In some cases, for the sake of convenience, a rabbet may be replaced by two troughs.

It should be noted that the dimensions of the frame spaces given by way of example are in no wise limiting and that the slopes of the beams and of the half-trusses may have any value and signs. Similarly, the number of the half-trusses fixed to the same beam will vary depending on the project.

Claims

1. A framework for receiving a slanted roofing of a building, said framework comprising an assembly of prefabricated reinforced concrete elements substantially parallelepipedic in shape, said assembly including:

a plurality of pairs of vertical posts, each post comprising an upper end provided with a substantially horizontal supporting surface, said pair of vertical posts defining a first vertical plane;

a horizontal ridge beam, having a longitudinal axis, first and second vertical opposite faces and upper and lower horizontal opposite faces, and lower horizontal face bearing on said supporting surfaces of said posts and said horizontal upper face being provided with at least two transversal recesses perpendicular to said longitudinal axis and reinforcement bars incorporated in said horizontal beams and passing through said transversal recesses;

at least two slanted roof truss structures respectively extending in second and third spaced vertical planes perpendicular to said longitudinal axis, each of said roof truss structures comprising a first slanted half roof truss having a first upper extremity with a first upper substantially vertical face bearing on a first portion of said opposite face of said horizontal ridge beam, and a second slanted half roof truss comprising a second upper extremity with a second substantially vertical upper end face bearing on a second portion of the second opposite face of said horizontal ridge beam, said upper end faces of the first and second half roof trusses, each having an upper part located in front of one corresponding of said two recesses, said half roof trusses further comprising reinforcement bars incorporated therein, which have end portions extending beyond said respective upper parts into said corresponding recess, the two half roof trusses of each slanted roof truss structure being symmetrical relative to said first vertical plane;

connecting means for at least said end portions of the reinforcement bars of the first and the second half roof trusses, whereby the horizontal thrusts developed by the two half slanted roof trusses of each slanted roof truss structure produce both a counterbalanced pulling force on the corresponding reinforcement bars and a counterbalanced compressional force on the corresponding first and second portions of the horizontal ridge beam;

a protecting concrete forelock building up said recesses

a plurality of rectilinear horizontal stringers supported by said half roof trusses and extending parallel to said ridge beam.

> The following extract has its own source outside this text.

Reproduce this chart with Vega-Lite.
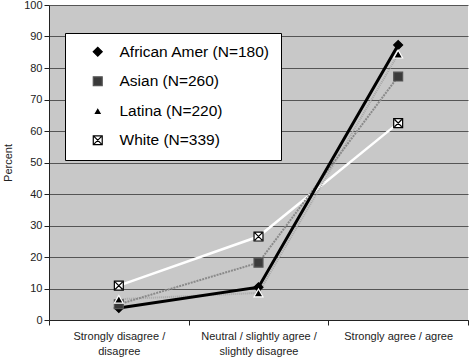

2. A framework according to claim 1, in which said first and second portions of said first and second opposite faces of said corresponding horizontal ridge beam each comprise a concrete trough integral with said beam, in which is engaged the upper extremity of a corresponding half roof truss.

3. A framework according to the claim 1, in which each of said posts has a head provided with first and second vertical rabbets disposed in the form of a cross, i.e. a first rabbet traversed through and through by one corresponding horizontal ridge beam and a second rabbet, said ridge beam delimiting in said second rabbet two cavities respectively adjacent to said first and second portions of the two opposite faces of the ridge beam, each of said cavities receiving the upper extremity of a corresponding half roof truss.

4. A framework according to claim 1, in which said connecting means further comprise means for connecting said end portions of the reinforcement bars of the half roof trusses to the reinforcement bars of the horizontal ridge beam which passes through said transversal recess.